You've got to machete your way through thousands of players, and you've got to build that stack. Don't be afraid to bust out. Short stacking your way through the event, hoping to pick up top pairs at the right time is not a profitable way to go through these tournaments. If you get a decent hand, unless you're up against a super NIT, you're going to want to go for the gamble. Worst case you get knocked out. You've got to win flips in these tourneys. You've got to win 60/40s. You've got to win 70/30s. Hell, you're going to have to suck out sometimes with the worst hand to win. 

No one wants to bust out in the first 15 minutes, especially if this is the only event you're playing, but if it's a good spot, you've got to take it. Remember, the odds aren't in your favour, and good spots aren't going to come around often. The only way you're going to have a chance at final tabling is to build up a big stack and give some action.

It's also imperative to realize these tournaments have a fast structure early, but things slow down as you get deeper in the tournament. So, build a stack when everyone is busting out like crazy in the beginning, and you can capitalize on it later. When you make day two or even day three in these events, the tournament structure is a lot smoother, so don't stress in the beginning. Just pick your spots well, and aim to double up a couple times to give yourself a nice cushion later on. If you can get your stack up to 20K early in the event, giving action and gambling a bit, then you can enjoy the luxury of a slower, more relaxed game as play wears on. You don't have to gamble as much, or give as much play unless you're up against a player who you've established a relationship with or are pitted against some sicko gambler and you know you can snag a big pot. 

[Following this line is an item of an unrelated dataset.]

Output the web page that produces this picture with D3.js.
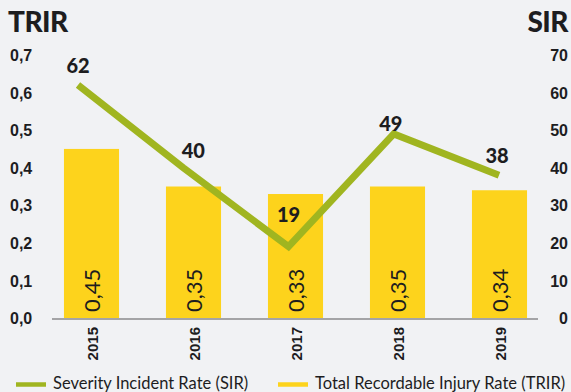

You're also going to want to focus on playing pots against weak players. If you have pros at your table, or really strong players, you don't want to go out of your way to play pots with them unless a situation arises where you know you have to engage. Instead, focus on playing against the three or four weak players at the table who you can get chips from and who will bust out sooner rather than later. Again, this is why it's important to show up in the early stages so you can get these reads. 

Also, open up when the antes kick in. I talk about this in the MTT Strategy Guide, but it's even more important to mention in a live tournament since the antes are pretty significant. The players who are willing to raise more pots and play more pots will be rewarded. As long are you are confident in your abilities, and you're not attacking when there's a tough player in the blind who's going to defend a lot, then you will be rewarded for being there when the antes kick in. Don't shy away from loosening your raising standards a bit.

Finally, abuse the bubbles. Notice I said bubbles, not bubble. We all know about the money bubble, and we all know about the final table bubble, but in these tournaments, because they're such a big deal to many players, people want to make it to the first break. A lot of them one to make it to day two. Many will be happy to make it to dinner break. This creates a whole lot of bubbles. So, if you're chatting someone up and they reveal they're only in town for the weekend, for this event, then you probably have a bubble going into dinner. Also, after dinner, in the late stages of play when officials announce there are only five or six hands left in the night, that’s another bubble you want to take advantage of because blinds are getting bigger and they're the easiest chips to score.

Remember, the most important thing to do is have fun. You're in Sin City! Sure, play your best, but be sure to take it all in. Relax! There is more to life than the WSOP, and while playing in it will probably be on your highlight reel, it's not the whole picture.